Wednesday, December 19, 2018

LE CHOIX DE NE PAS FAIRE

"Avant l’avènement du monde industriel, le changement technique n’était pas considéré comme un facteur essentiel de changement social. De nombreuses sociétés ont ainsi choisi de « ne pas faire » et de conditionner l’utilisation des techniques à des fins morales, religieuses ou culturelles plutôt que de penser la technique uniquement dans le langage du progrès et de l’accroissement de puissance
Ainsi, les populations de l’Amérique précolombienne connaissaient la roue mais refusèrent de l’utiliser dans un but utilitaire ; les Indiens des grandes plaines d’Amérique du Nord adoptèrent le cheval mais en le débarrassant de tout ce qui le rendait efficace aux yeux des Européens (selle et étriers). L’efficacité technique ne va en effet pas de soi, il s’agit d’une notion relative étroitement liée à un ensemble de croyances et aux contextes socioculturels dans lesquels s’inscrit l’objet technique.
D’ailleurs, les sociétés extra-européennes, dites « primitives », n’ont cessé de faire preuve d’une grande inventivité technique pour s’adapter à leur environnement, et mettre en place des systèmes productifs ajustés aux contraintes de leurs milieux et adaptées à une économie de subsistance visant à satisfaire leurs besoins.
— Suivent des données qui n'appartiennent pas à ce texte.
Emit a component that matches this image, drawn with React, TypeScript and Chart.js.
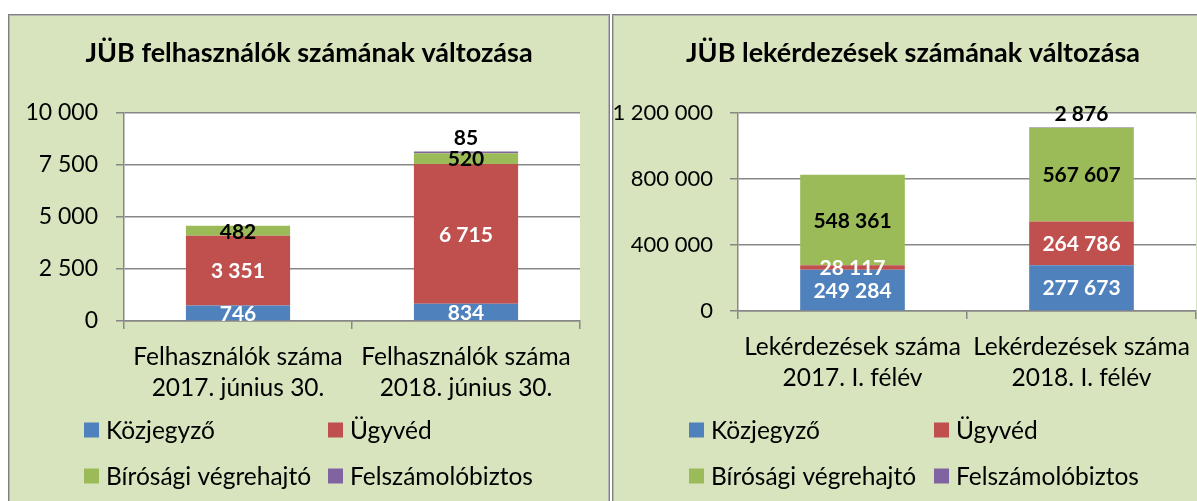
import React, { useEffect, useRef } from "react";
import { Chart, registerables } from "chart.js";

Chart.register(...registerables);

// ---------- data ----------
const seriesNames = ["Közjegyző", "Ügyvéd", "Bírósági végrehajtó", "Felszámolóbiztos"];
const seriesColors = ["#4f81bd", "#c0504d", "#9bbb59", "#8064a2"];
const seriesLabelColors = ["#ffffff", "#ffffff", "#000000", "#000000"];

const usersTitle = "JÜB felhasználók számának változása";
const usersCategories = [
  ["Felhasználók száma", "2017. június 30."],
  ["Felhasználók száma", "2018. június 30."],
];
const usersKozjegyzo = [746, 834];
const usersUgyved = [3351, 6715];
const usersBirosagi = [482, 520];
const usersFelszamolo = [0, 85];
const usersYTicks = [0, 2500, 5000, 7500, 10000];

const queriesTitle = "JÜB lekérdezések számának változása";
const queriesCategories = [
  ["Lekérdezések száma", "2017. I. félév"],
  ["Lekérdezések száma", "2018. I. félév"],
];
const queriesKozjegyzo = [249284, 277673];
const queriesUgyved = [28117, 264786];
const queriesBirosagi = [548361, 567607];
const queriesFelszamolo = [0, 2876];
const queriesYTicks = [0, 400000, 800000, 1200000];

// ---------- helpers ----------
const FONT = "Lato, 'Open Sans', sans-serif";
const GRID = "#878787";

function fmt(v: number): string {
  return String(Math.round(v)).replace(/\B(?=(\d{3})+(?!\d))/g, " ");
}

type PanelProps = {
  title: string;
  categories: string[][];
  series: number[][];
  yTicks: number[];
  left: number;
  layout: {
    axisWidth: number;
    labelPad: number;
    tickFont: number;
    padRight: number;
    padBottom: number;
    legendX1: number;
    legendX2: number;
  };
};

const W = 600;
const H = 490;

function Panel(props: PanelProps) {
  const ref = useRef<HTMLCanvasElement | null>(null);

  useEffect(() => {
    const canvas = ref.current;
    if (!canvas) return;
    const { title, categories, series, yTicks, layout } = props;

    const decor = {
      id: "decor",
      beforeDraw(chart: any) {
        const { ctx, chartArea: a } = chart;
        ctx.save();
        ctx.fillStyle = "#ffffff";
        ctx.fillRect(a.left, a.top, a.right - a.left, a.bottom - a.top);
        ctx.restore();
      },
      afterDatasetsDraw(chart: any) {
        const ctx = chart.ctx;
        ctx.save();
        ctx.font = `bold 21px ${FONT}`;
        ctx.textAlign = "center";
        ctx.textBaseline = "middle";
        chart.data.datasets.forEach((ds: any, di: number) => {
          const meta = chart.getDatasetMeta(di);
          meta.data.forEach((el: any, i: number) => {
            const v = ds.data[i];
            if (!v) return;
            const y = di === 3 ? el.y - 14 : (el.y + el.base) / 2;
            ctx.fillStyle = seriesLabelColors[di];
            ctx.fillText(fmt(v), el.x, y + 1);
          });
        });
        ctx.restore();
      },
      afterDraw(chart: any) {
        const ctx = chart.ctx;
        ctx.save();
        ctx.fillStyle = "#000000";
        ctx.font = `bold 27px ${FONT}`;
        ctx.textAlign = "center";
        ctx.textBaseline = "middle";
        ctx.fillText(title, W / 2, 38);
        ctx.font = `24.5px ${FONT}`;
        ctx.textAlign = "left";
        const rows = [415, 461];
        const cols = [layout.legendX1, layout.legendX2];
        seriesNames.forEach((name, i) => {
          const x = cols[i % 2];
          const y = rows[Math.floor(i / 2)];
          ctx.fillStyle = seriesColors[i];
          ctx.fillRect(x, y - 7.5, 15, 15);
          ctx.fillStyle = "#000000";
          ctx.fillText(name, x + 22, y + 1);
        });
        ctx.restore();
      },
    };

    const chart = new Chart(canvas, {
      type: "bar",
      data: {
        labels: categories as any,
        datasets: series.map((d, i) => ({
          label: seriesNames[i],
          data: d,
          backgroundColor: seriesColors[i],
          borderWidth: 0,
          barPercentage: 0.457,
          categoryPercentage: 1,
        })),
      },
      options: {
        responsive: false,
        animation: false,
        devicePixelRatio: 1,
        layout: {
          padding: { top: 98, left: 0, right: layout.padRight, bottom: layout.padBottom },
        },
        plugins: {
          legend: { display: false },
          title: { display: false },
          tooltip: { enabled: false },
        },
        scales: {
          x: {
            stacked: true,
            afterFit: (s: any) => {
              s.height = 100;
            },
            grid: {
              offset: true,
              drawOnChartArea: false,
              drawTicks: true,
              tickLength: 8,
              color: GRID,
              lineWidth: 1.5,
            },
            border: { display: true, color: GRID, width: 1.5 },
            ticks: {
              autoSkip: false,
              maxRotation: 0,
              minRotation: 0,
              padding: 13,
              color: "#000000",
              font: { family: FONT, size: 24.5, lineHeight: 31 / 24.5 },
            },
          },
          y: {
            stacked: true,
            min: yTicks[0],
            max: yTicks[yTicks.length - 1],
            afterFit: (s: any) => {
              s.width = layout.axisWidth;
            },
            afterBuildTicks: (s: any) => {
              s.ticks = yTicks.map((v) => ({ value: v }));
            },
            grid: {
              color: GRID,
              lineWidth: 1.5,
              drawTicks: true,
              tickLength: 8,
            },
            border: { display: true, color: GRID, width: 1.5 },
            ticks: {
              padding: layout.labelPad,
              color: "#000000",
              font: { family: FONT, size: layout.tickFont },
              callback: (v: any) => fmt(Number(v)),
            },
          },
        },
      },
      plugins: [decor],
    } as any);

    return () => chart.destroy();
  }, []);

  return (
    <div
      style={{
        position: "absolute",
        left: props.left,
        top: 14,
        width: W,
        height: H,
        background: "#d7e4bd",
        border: "1px solid #7f7f7f",
        boxShadow: "inset 0 0 0 1px #b4b4b4",
      }}
    >
      <canvas ref={ref} width={W} height={H} style={{ display: "block", width: W, height: H }} />
    </div>
  );
}

export default function App() {
  return (
    <div
      style={{
        position: "fixed",
        left: 0,
        top: 0,
        width: 1197,
        height: 501,
        overflow: "hidden",
        background: "#ffffff",
      }}
    >
      <Panel
        title={usersTitle}
        categories={usersCategories}
        series={[usersKozjegyzo, usersUgyved, usersBirosagi, usersFelszamolo]}
        yTicks={usersYTicks}
        left={8}
        layout={{ axisWidth: 115, labelPad: 18, tickFont: 23, padRight: 29, padBottom: 84, legendX1: 75, legendX2: 319 }}
      />
      <Panel
        title={queriesTitle}
        categories={queriesCategories}
        series={[queriesKozjegyzo, queriesUgyved, queriesBirosagi, queriesFelszamolo]}
        yTicks={queriesYTicks}
        left={612}
        layout={{ axisWidth: 125, labelPad: 17, tickFont: 22, padRight: 17, padBottom: 94, legendX1: 76, legendX2: 321 }}
      />
    </div>
  );
}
Pour autant, elles témoignent généralement d’un grand désintérêt pour le machinisme. Leur économie de subsistance préindustrielle et précapitaliste n’était pas le résultat d’un défaut ou d’un manque, mais au contraire, comme l’écrivait Pierre Clastres, "le refus d’un excès inutile, la volonté d’accorder l’activité productive à la satisfaction des besoins », et rien de plus". (...) 
Pour prolonger la réflexion esquissée dans les trois précédents posts sur la façon dont les peuples dits premiers peuvent nous aider à penser demain ( et ), je voulais vous proposer ces quelques lignes extraites du passionnant "Techno-critiques - du refus des machines à la contestation des technosciences" de François Jarrige

Ca peut nous aider à réfléchir sur les points de repères et les références que nous allons utiliser en matière de prospective et d'innovation à l'aune des défis sociaux et écologiques que nous allons devoir relever dans les années à venir.